Chaque fois que l’économie connaît un ralentissement, les économistes s’empressent d’en attribuer la cause à une défaillance du marché. Intellectuels dépourvus d’épine dorsale, ils répètent comme des perroquets ce qu’on leur a enseigné dans des manuels rédigés par ceux qui pensent que les individus sont trop stupides pour savoir ce qui est bon pour eux : que le ralentissement économique est dû aux défaillances du marché, et que les marchés échouent précisément parce qu’ils ne sont pas assez réglementés. Voilà le raisonnement que l’on enseigne aujourd’hui en économie, au premier cycle comme aux cycles supérieurs.

Les étudiants en économie et les économistes contemporains ont été conditionnés à croire que l’économie ne peut pas fonctionner correctement si le gouvernement n’intervient pas pour la réglementer. Ils ont été conditionnés à croire que l’économie ne peut pas se rétablir d’elle-même à moins que le gouvernement n’agisse. Pire encore, ils ont été conditionnés à croire que le gouvernement peut être aussi efficace que le secteur privé pour fournir les mêmes biens et services. Cet essai a deux objectifs principaux : (1) les marchés n’échouent pas, ils se recyclent et se restructurent en période de ralentissement économique ; et (2) l’intervention de l’État rend les marchés bien moins efficaces qu’ils ne devraient l’être.

(1) Les marchés n’échouent pas, ils se recyclent & se restructurent

Quand on lit les manuels d’histoire et d’économie, on y explique que les grandes crises économiques et financières qui jalonnent l’histoire seraient l’œuvre d’un capitalisme débridé ; d’un marché sans contrôle ; et d’un laissez-faire excessif nourri par la cupidité humaine. Les manuels soutiennent que si nous connaissons des ralentissements économiques, c’est la faute d’un capitalisme non réglementé, et affirment donc que « l’échec » du capitalisme est responsable de la Grande Dépression, de la Grande Récession, des paniques bancaires du XIXe siècle, de la « décennie perdue » au Japon, etc. Ces crises se seraient produites parce que l’économie n’était pas assez réglementée. Commençons par cette question fondamentale : qu’est-ce qu’une défaillance de marché ?

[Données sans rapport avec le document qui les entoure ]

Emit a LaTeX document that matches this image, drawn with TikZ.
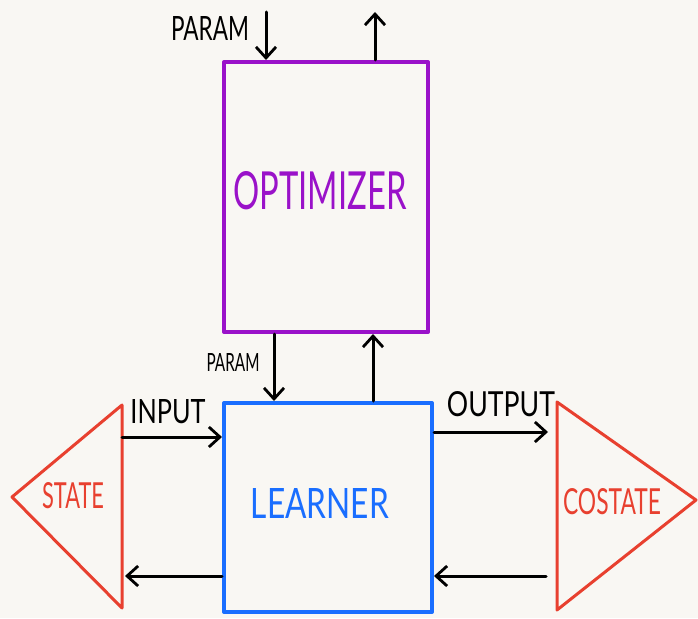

Selon la définition des manuels d’économie, une défaillance de marché est une situation où le libre marché n’alloue pas les ressources de manière efficiente, entraînant une perte de bien-être économique et social, c’est-à-dire que la demande de biens et services n’égale pas la quantité offerte, conduisant à une distribution inefficace. Les défaillances de marché englobent les externalités (négatives et positives), les biens publics, l’asymétrie d’information, le pouvoir de marché, la tragédie des biens communs et l’inégalité. Les marchés ne sont pas parfaits. Et ils ne le sont pas parce qu’ils sont conduits par des individus imparfaits et faillibles. Chaque fois que l’un de ces facteurs survient, l’État se précipite pour « corriger » le problème. Ce que la plupart des gens ne comprennent pas, c’est que le marché fonctionne comme un processus. Si le marché est un processus, alors les ralentissements économiques ne résultent pas d’un manque de réglementation, mais d’une dynamique de découverte en cours.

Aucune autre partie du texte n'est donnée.